Seguendo il racconto di Luca, Pietro viene colto nello svolgersi quotidiano della sua vita di pescatore, ma in un momento di delusione e di amarezza per una nottata trascorsa inutilmente e senza alcun risultato. Sta lavando le sue reti rimaste vuote, quando gli si avvicinò Gesù e gli chiese di salire sulla sua barca, spostandosi un po’ dalla riva per poter essere visto ed udito dalla grande folla che lo seguiva. Pietro fa come Gesù gli aveva chiesto, quindi rimane seduto accanto a Lui che dalla barca ammaestra la folla. Non sappiamo quello che Gesù disse, ma appena finì di parlare disse a Pietro: “Prendi il largo e gettate le vostre reti per la pesca!”. Pietro, ancora deluso, accenna alla fatica sprecata della notte precedente, ma si vede che la parola ascoltata aveva fatto maturare qualcosa nella sua mente, tanto che subito aggiunge: “Sulla tua parola calerò le reti!”. Nonostante tutto, sente di potersi fidare di Gesù, è affascinato dalla sua autorità. E non si sbaglia. In pochi minuti le reti si tendono cariche di pesci, tanto che hanno bisogno di chiedere aiuto alla barca vicina degli altri suoi compagni. Arrivano sulla spiaggia con le due barche piene di pesci che quasi rischiavano di affondare. Stupore e confusione invadono il cuore di Pietro, di fronte al soprannaturale che si rivela, e lo fa sentire inadeguato. Pieno di timore si getta ai piedi di Gesù, dicendo: “Allontanati da me, perché sono un peccatore“.

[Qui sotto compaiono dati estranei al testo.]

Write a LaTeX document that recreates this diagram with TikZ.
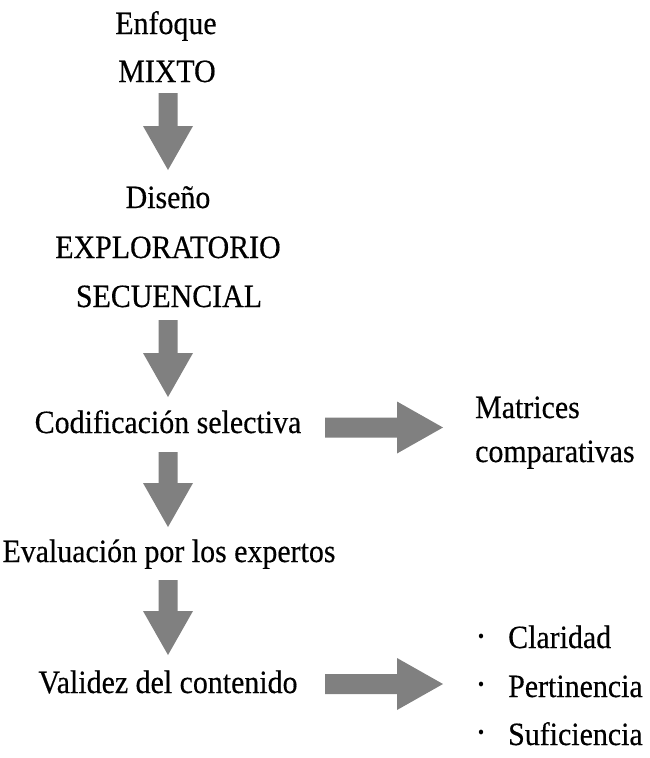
\documentclass[tikz,border=0pt]{standalone}
\usepackage{fontspec}
\setmainfont{Liberation Serif}[FakeStretch=0.92,FakeBold=0.4]
\usetikzlibrary{calc}
\definecolor{arrgray}{RGB}{128,128,128}
\tikzset{
  txt/.style={inner sep=0pt, font=\fontsize{32.5}{38}\selectfont, text=black},
  ctxt/.style={txt, anchor=base},
  ltxt/.style={txt, anchor=base west},
  dot/.style={inner sep=0pt, font=\fontsize{19}{19}\selectfont, anchor=center},
  arr/.style={fill=arrgray, draw=none},
  bdown/.style={to path={let \p1=(\tikztostart), \p2=(\tikztotarget) in
    (\x1-9.5pt,\y1) -- (\x1+9.5pt,\y1) -- (\x1+9.5pt,\y2+44pt) -- (\x1+25pt,\y2+44pt)
    -- (\p2) -- (\x1-25pt,\y2+44pt) -- (\x1-9.5pt,\y2+44pt) -- cycle}},
  bright/.style={to path={let \p1=(\tikztostart), \p2=(\tikztotarget) in
    (\x1,\y1+10pt) -- (\x2-46pt,\y1+10pt) -- (\x2-46pt,\y1+26pt) -- (\p2)
    -- (\x2-46pt,\y1-26pt) -- (\x2-46pt,\y1-10pt) -- (\x1,\y1-10pt) -- cycle}}
}
\begin{document}
\begin{tikzpicture}[x=1pt,y=-1pt]
\useasboundingbox (0,0) rectangle (650,758);
% texts
\node[ctxt] (enf1) at (166,34) {Enfoque};
\node[ctxt] (enf2) at (167,82) {MIXTO};
\node[ctxt] (dis1) at (168,208) {Diseño};
\node[ctxt] (dis2) at (168,258) {EXPLORATORIO};
\node[ctxt] (dis3) at (169,307) {SECUENCIAL};
\node[ctxt] (cod) at (168,433) {Codificación selectiva};
\node[ctxt] (eva) at (169,562) {Evaluación por los expertos};
\node[ctxt] (val) at (168,693) {Validez del contenido};
\node[ltxt] (mat1) at (475,418) {Matrices};
\node[ltxt] (mat2) at (475,462) {comparativas};
\node[dot] (b1) at (481,638) {•};
\node[dot] (b2) at (481,686) {•};
\node[dot] (b3) at (481,734) {•};
\node[ltxt] (cla) at (508,648) {Claridad};
\node[ltxt] (per) at (508,697) {Pertinencia};
\node[ltxt] (suf) at (508,745) {Suficiencia};
% arrow end points
\coordinate (a1s) at (168,93);  \coordinate (a1e) at (168,170);
\coordinate (a2s) at (168,320); \coordinate (a2e) at (168,397);
\coordinate (a3s) at (168,452); \coordinate (a3e) at (168,527);
\coordinate (a4s) at (168,580); \coordinate (a4e) at (168,655);
\coordinate (r1s) at (325,427.5); \coordinate (r1e) at (443,427.5);
\coordinate (r2s) at (325,684);   \coordinate (r2e) at (443,684);
\path[arr] (a1s) to[bdown] (a1e);
\path[arr] (a2s) to[bdown] (a2e);
\path[arr] (a3s) to[bdown] (a3e);
\path[arr] (a4s) to[bdown] (a4e);
\path[arr] (r1s) to[bright] (r1e);
\path[arr] (r2s) to[bright] (r2e);
\end{tikzpicture}
\end{document}
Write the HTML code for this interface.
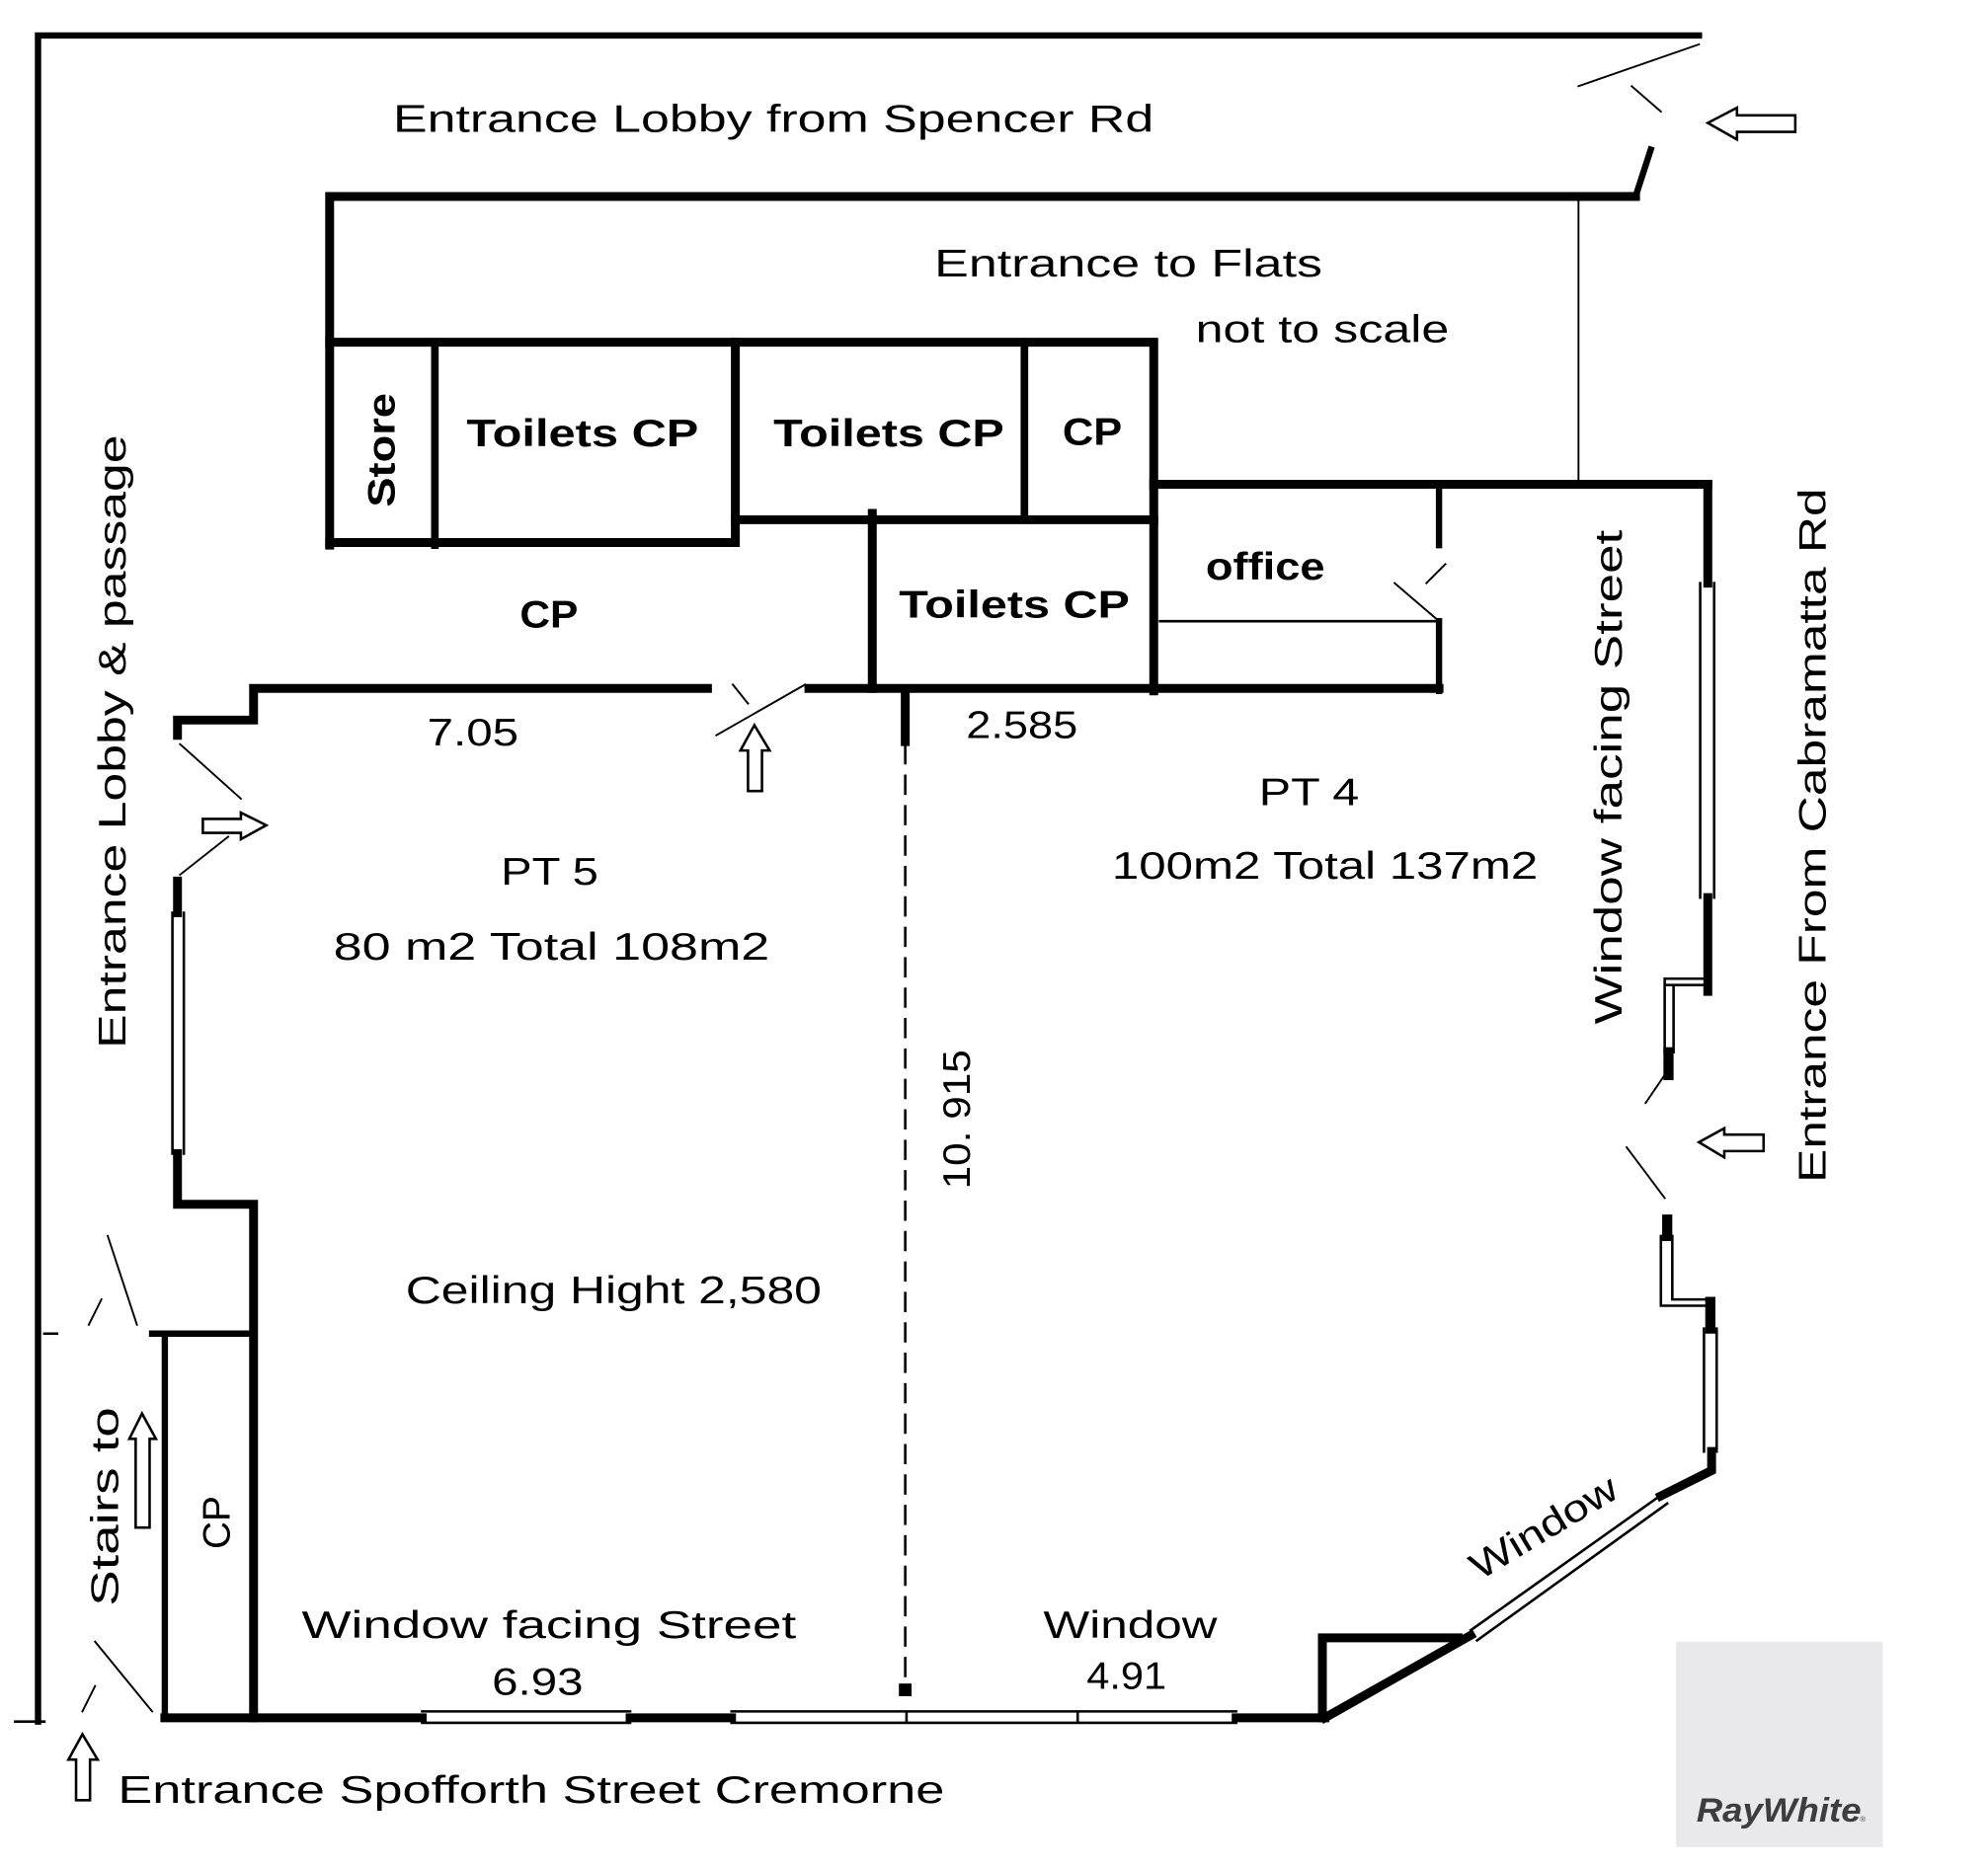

Questo umile riconoscimento della sua indegnità è il segno che Gesù ha letto giusto nel cuore di Pietro, per questo gli si avvicina con grande comprensione e tenerezza e gli dice: ” Non temere, d’ora in poi sarai pescatore di uomini”. Pietro comprende bene a questo punto che la sua fiducia non va posta nelle sue capacità, ma in Gesù che lo renderà capace di portare a compimento quello per cui lo ha chiamato, a patto che egli continui a mantenersi in piena sintonia con Gesù. Se Pietro si basa sulla sua pesca fallimentare, allora tanto vale che se ne stia ancora sulle rive del lago. Se si affida a Gesù, allora si rende conto che Egli gli sta affidando un compito ancora più grande, che va oltre le sue possibilità. Pescare pesci era il suo mestiere, ma pescare uomini è tutt’altra cosa. In senso normale il mare è una fonte di vita e Pietro sa come trattarlo. Ma in senso simbolico il mare è l’immagine delle potenze avverse che vogliono ingoiare l’uomo. La pesca quindi significa tirare fuori gli uomini dalle grinfie delle forze ostili del male e condurli alla vera vita e alla salvezza, ed in questo Pietro deve fare affidamento solo su Gesù, il Salvatore. Quell’imperativo futuro “sarai” è forza di speranza e di certezza. Speranza che esige la totale disponibilità al servizio. Certezza che viene data da Colui che è l’Amen, il Signore.